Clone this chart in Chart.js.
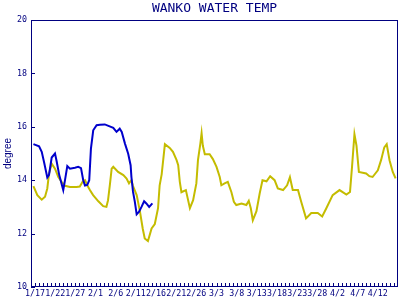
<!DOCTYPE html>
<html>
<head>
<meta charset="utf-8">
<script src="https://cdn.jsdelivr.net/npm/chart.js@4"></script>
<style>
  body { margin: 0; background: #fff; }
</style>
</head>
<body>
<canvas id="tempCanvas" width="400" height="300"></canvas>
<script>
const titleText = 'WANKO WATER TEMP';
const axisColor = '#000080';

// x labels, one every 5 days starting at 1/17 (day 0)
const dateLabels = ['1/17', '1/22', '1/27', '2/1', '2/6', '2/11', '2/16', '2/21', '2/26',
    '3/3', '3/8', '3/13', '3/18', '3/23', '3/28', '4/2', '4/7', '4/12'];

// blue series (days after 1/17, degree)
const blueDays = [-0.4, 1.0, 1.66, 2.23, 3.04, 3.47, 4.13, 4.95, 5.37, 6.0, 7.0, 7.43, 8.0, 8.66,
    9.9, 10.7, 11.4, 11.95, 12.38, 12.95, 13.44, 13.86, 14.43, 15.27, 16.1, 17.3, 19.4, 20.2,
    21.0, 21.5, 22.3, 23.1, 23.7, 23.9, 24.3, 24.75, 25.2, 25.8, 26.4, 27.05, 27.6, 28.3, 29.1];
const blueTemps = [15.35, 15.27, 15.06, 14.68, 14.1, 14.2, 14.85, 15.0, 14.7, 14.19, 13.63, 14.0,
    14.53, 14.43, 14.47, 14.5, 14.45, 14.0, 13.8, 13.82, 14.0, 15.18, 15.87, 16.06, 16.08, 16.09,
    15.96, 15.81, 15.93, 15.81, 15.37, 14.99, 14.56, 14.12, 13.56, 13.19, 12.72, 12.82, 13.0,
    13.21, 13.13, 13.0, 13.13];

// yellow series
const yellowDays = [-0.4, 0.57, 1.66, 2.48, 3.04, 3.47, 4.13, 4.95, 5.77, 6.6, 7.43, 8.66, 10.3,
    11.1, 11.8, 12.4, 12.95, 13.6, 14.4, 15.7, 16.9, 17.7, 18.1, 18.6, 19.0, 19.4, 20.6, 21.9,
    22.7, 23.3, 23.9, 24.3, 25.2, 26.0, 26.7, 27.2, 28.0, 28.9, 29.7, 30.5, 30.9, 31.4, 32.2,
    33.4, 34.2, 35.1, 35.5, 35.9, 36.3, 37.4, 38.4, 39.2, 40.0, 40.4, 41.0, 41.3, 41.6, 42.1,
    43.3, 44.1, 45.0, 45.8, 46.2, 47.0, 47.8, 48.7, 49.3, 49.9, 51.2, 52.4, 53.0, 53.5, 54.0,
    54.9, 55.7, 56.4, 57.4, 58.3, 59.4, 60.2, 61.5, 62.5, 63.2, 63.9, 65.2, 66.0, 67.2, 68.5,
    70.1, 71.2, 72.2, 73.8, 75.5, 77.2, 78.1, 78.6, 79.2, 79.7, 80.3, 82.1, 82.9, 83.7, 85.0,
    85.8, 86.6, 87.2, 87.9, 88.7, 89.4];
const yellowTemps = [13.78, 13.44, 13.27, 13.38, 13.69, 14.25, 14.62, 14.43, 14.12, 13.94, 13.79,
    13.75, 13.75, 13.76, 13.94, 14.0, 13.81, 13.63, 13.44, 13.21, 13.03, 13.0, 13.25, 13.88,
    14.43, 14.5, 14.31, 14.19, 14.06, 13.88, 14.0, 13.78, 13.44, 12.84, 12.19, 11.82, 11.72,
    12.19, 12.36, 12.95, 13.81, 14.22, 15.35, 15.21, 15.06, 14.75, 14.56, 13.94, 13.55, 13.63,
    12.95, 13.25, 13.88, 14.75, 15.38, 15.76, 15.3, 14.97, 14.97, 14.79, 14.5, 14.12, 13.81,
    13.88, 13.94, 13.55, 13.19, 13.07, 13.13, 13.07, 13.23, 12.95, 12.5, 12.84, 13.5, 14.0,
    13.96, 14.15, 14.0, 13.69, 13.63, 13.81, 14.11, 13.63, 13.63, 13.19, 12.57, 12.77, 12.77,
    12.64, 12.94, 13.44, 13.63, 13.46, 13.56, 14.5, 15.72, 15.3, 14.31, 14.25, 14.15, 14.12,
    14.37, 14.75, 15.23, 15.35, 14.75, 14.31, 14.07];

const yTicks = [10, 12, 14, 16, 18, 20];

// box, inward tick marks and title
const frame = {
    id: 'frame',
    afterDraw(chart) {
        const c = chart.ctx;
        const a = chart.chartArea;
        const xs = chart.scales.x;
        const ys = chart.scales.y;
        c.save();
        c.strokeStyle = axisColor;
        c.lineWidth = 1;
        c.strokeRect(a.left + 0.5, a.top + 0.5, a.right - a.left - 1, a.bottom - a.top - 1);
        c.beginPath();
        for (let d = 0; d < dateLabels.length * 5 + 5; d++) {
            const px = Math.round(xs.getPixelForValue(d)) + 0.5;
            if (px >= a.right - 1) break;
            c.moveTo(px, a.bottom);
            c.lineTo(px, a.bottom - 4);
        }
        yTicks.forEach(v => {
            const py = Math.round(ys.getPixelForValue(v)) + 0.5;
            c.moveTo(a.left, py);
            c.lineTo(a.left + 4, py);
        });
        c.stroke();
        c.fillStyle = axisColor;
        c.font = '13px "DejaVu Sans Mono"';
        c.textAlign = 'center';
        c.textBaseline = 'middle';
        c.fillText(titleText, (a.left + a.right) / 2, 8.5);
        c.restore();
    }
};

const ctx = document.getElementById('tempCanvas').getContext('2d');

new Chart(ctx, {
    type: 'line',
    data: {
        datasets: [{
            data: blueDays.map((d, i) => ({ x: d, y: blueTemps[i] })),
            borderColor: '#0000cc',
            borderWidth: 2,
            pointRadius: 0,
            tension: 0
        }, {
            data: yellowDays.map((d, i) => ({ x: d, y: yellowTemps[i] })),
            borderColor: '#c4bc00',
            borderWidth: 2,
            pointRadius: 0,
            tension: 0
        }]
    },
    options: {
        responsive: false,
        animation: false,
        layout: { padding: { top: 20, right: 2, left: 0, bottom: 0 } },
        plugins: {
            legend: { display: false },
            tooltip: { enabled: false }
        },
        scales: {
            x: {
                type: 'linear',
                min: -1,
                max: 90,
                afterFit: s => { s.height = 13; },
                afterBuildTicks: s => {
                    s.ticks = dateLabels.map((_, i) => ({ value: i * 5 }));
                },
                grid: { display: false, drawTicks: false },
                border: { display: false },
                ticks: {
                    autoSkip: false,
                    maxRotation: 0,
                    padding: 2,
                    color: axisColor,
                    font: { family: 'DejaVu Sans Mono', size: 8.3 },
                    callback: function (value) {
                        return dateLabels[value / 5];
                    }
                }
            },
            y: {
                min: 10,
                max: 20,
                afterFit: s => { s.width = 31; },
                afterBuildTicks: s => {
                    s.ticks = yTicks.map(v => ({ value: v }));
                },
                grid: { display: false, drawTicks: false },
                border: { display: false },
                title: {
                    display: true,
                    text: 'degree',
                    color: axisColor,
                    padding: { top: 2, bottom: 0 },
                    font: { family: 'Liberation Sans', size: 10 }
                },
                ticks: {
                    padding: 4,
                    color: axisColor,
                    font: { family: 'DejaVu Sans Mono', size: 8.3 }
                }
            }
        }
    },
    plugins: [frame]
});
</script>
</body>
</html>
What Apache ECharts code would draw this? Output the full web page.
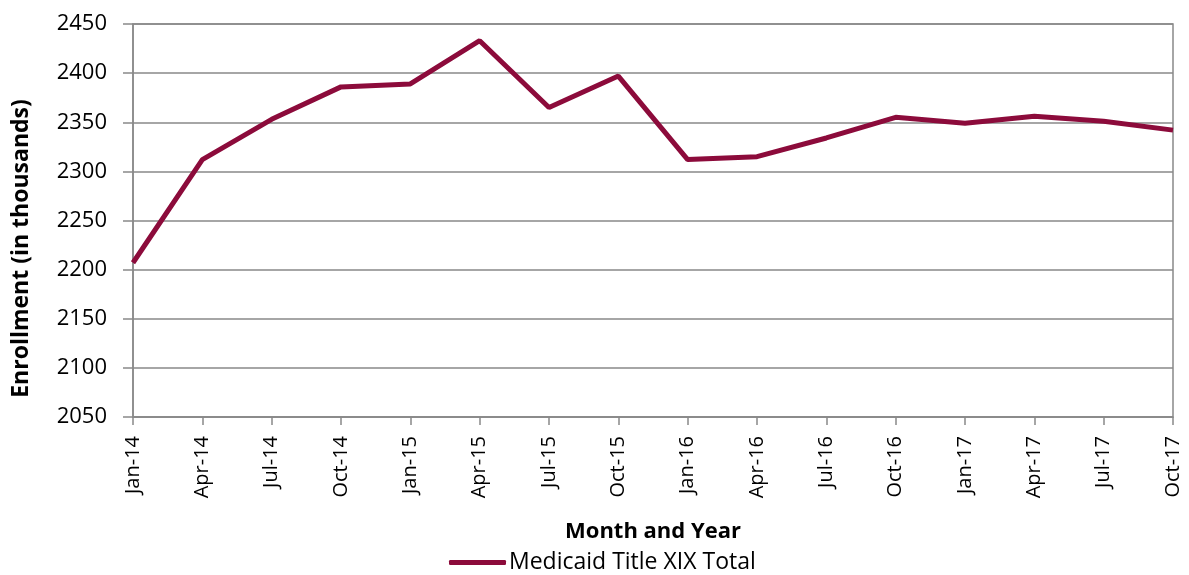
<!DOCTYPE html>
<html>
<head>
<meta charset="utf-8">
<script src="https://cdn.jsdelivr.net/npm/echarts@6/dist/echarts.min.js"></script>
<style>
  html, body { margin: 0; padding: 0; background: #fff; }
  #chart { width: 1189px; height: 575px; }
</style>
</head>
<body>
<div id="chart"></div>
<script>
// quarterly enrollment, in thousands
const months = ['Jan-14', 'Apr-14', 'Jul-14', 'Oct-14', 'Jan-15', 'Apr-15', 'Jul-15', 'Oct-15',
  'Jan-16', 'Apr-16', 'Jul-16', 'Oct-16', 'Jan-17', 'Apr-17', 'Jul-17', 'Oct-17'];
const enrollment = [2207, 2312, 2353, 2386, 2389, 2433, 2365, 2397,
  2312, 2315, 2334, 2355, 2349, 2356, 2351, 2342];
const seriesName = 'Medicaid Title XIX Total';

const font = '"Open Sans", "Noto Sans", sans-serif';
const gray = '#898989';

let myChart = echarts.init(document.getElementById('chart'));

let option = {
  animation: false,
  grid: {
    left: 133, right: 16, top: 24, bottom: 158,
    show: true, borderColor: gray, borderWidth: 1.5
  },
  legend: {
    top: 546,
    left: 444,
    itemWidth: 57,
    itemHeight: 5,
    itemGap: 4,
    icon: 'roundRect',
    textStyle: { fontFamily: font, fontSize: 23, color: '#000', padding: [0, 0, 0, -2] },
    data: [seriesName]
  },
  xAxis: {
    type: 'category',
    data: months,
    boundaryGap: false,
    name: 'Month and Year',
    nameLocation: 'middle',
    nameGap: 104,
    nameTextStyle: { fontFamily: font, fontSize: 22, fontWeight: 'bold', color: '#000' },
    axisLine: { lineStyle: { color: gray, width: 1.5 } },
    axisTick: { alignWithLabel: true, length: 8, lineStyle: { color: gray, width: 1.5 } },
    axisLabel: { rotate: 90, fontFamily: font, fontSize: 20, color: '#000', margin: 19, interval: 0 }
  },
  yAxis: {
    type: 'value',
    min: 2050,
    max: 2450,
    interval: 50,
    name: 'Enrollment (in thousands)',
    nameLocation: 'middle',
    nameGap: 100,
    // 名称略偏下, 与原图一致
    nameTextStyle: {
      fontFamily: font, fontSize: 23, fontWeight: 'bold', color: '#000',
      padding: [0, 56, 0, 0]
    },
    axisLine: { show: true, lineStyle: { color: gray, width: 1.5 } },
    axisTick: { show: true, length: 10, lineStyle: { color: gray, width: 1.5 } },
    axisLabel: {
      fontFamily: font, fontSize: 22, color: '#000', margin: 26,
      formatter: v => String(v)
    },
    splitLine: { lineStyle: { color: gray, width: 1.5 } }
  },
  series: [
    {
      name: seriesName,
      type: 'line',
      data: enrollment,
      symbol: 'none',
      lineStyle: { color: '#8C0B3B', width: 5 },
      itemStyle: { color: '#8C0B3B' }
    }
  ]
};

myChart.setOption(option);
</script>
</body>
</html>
---+---
Take the records from their first line through the line containing "const axisColor = '#000080';" and please return exactly those lines, both ends included, minus the pictures.

EXPECTED ANSWER:
Clone this chart in Chart.js.
<!DOCTYPE html>
<html>
<head>
<meta charset="utf-8">
<script src="https://cdn.jsdelivr.net/npm/chart.js@4"></script>
<style>
  body { margin: 0; background: #fff; }
</style>
</head>
<body>
<canvas id="tempCanvas" width="400" height="300"></canvas>
<script>
const titleText = 'WANKO WATER TEMP';
const axisColor = '#000080';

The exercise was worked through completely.